Tous ces exemples montrent que notre fondation n’est pas uniquement dédiée aux communautés modernistes, bien que ce soit, majoritairement, notre action. Pour nous, la modernité regroupe tout ce qui peut évoluer et s’adapter à son temps. D’où la référence à Moses Mendelssohn. Certes, les mauvaises langues diront que tous ses enfants n’étaient plus juifs, mais ses écrits et sa philosophie restent. La vitalité et la longévité des communautés modernistes en témoignent.

Êtes-vous une grosse fondation, qui fait circuler beaucoup d’argent ?

Ce n’est pas vraiment à moi de le dire, il faudrait plutôt demander à la FJF dans quelle catégorie elle nous classe, mais je pense que la FMM est dans les cinq premières des fondations abritées par la FJF. Disons que nous avons de nombreux programmes et beaucoup de sollicitations.
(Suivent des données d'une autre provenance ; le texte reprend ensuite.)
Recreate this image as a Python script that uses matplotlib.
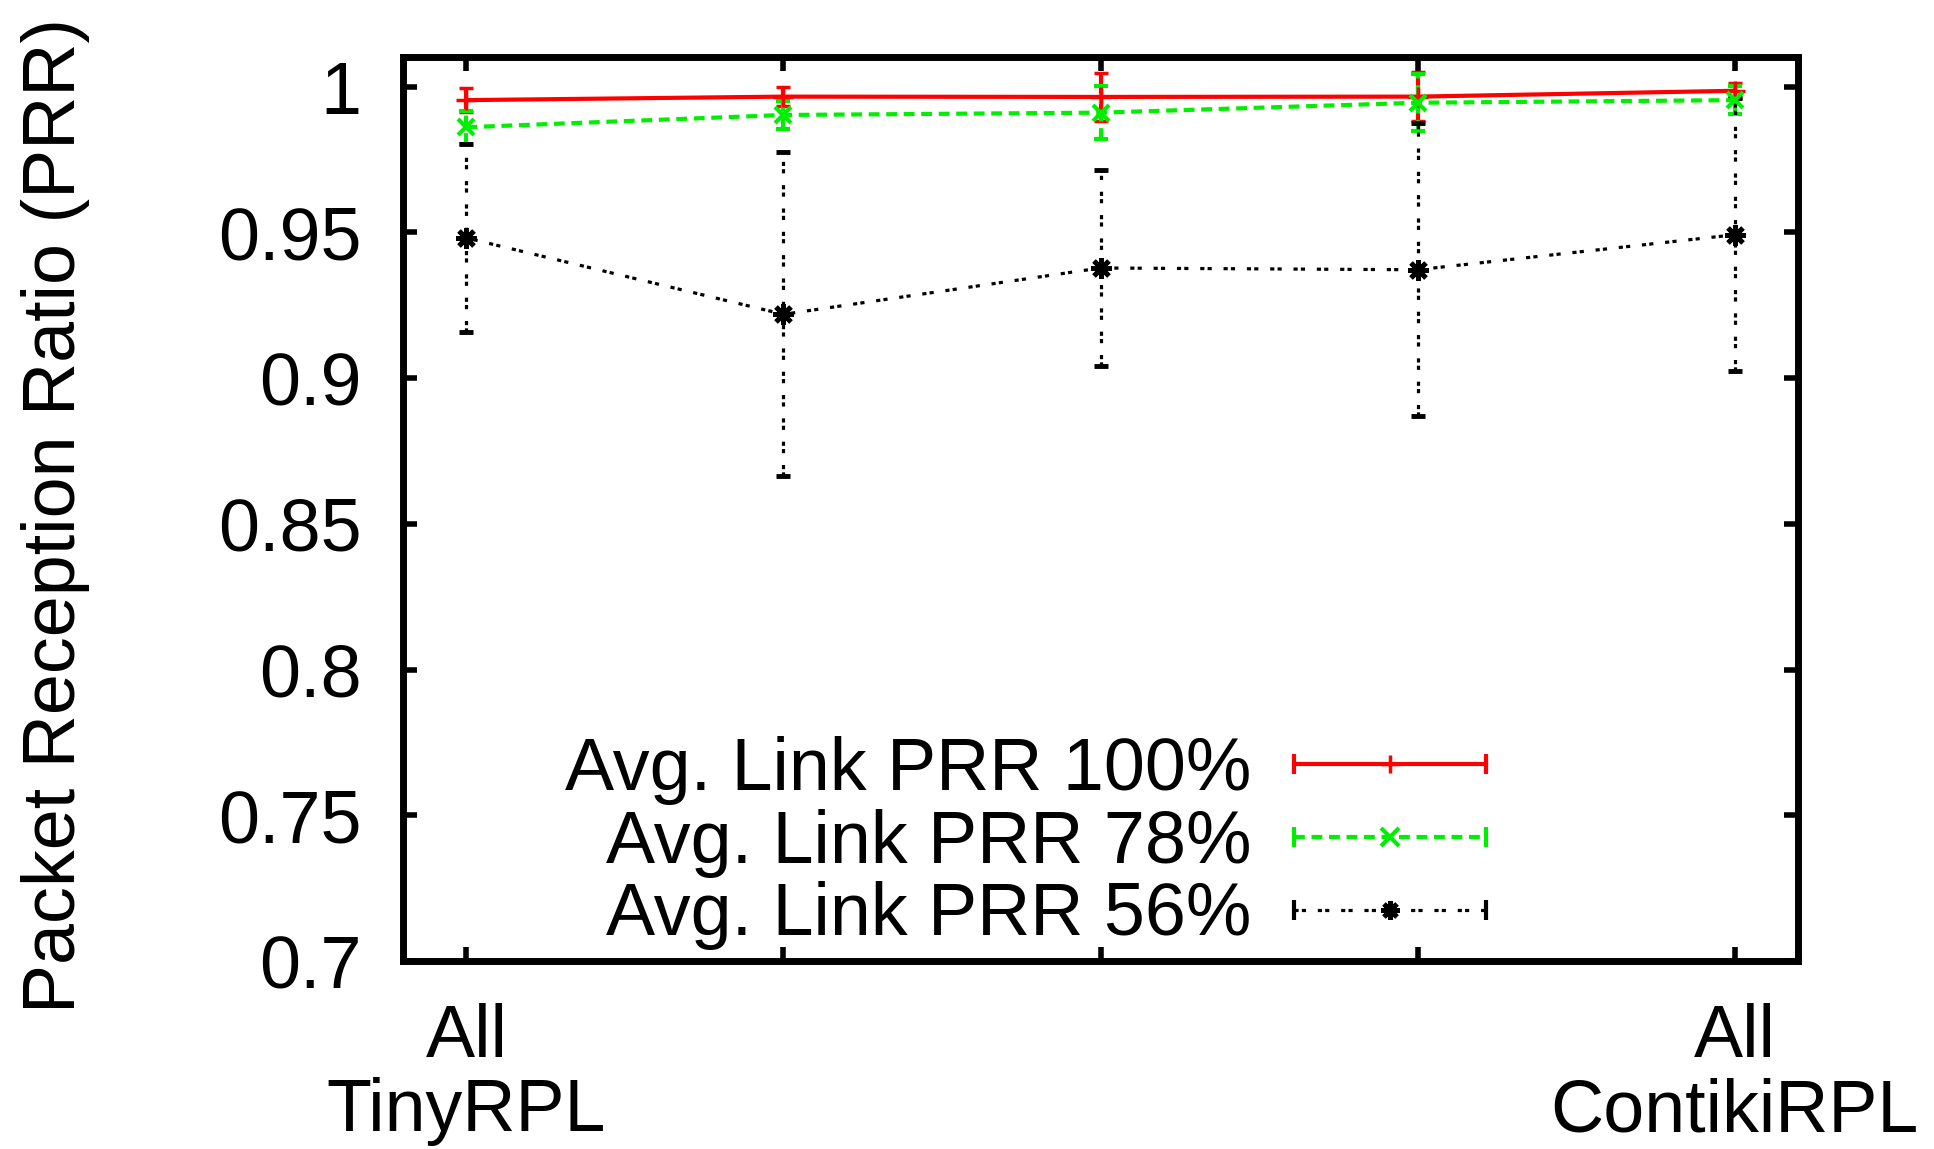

Ne faisant pas partie du Consistoire, nous n’avons pas les mêmes ressources. Pour bénéficier de ce foisonnement éducatif et culturel, le soutien de nos sympathisants est absolument nécessaire.

Avez-vous aussi des actions dans le domaine cultuel ?

Avec la FMM, absolument pas. Les organismes que nous soutenons ont à la fois des programmes cultuels et culturels, mais nous, nous n’intervenons que dans leurs actions culturelles ou éducatives.

Considérez-vous vos engagements comme philanthropiques ?

La philanthropie, pour moi, c’est donner du temps, redonner quelque chose à ses communautés, au sens large. C’est donner un sens au potentiel que l’on a, qu’il soit financier ou intellectuel. Et cela inclut le bénévolat, qui, à mes yeux est aussi de la philanthropie.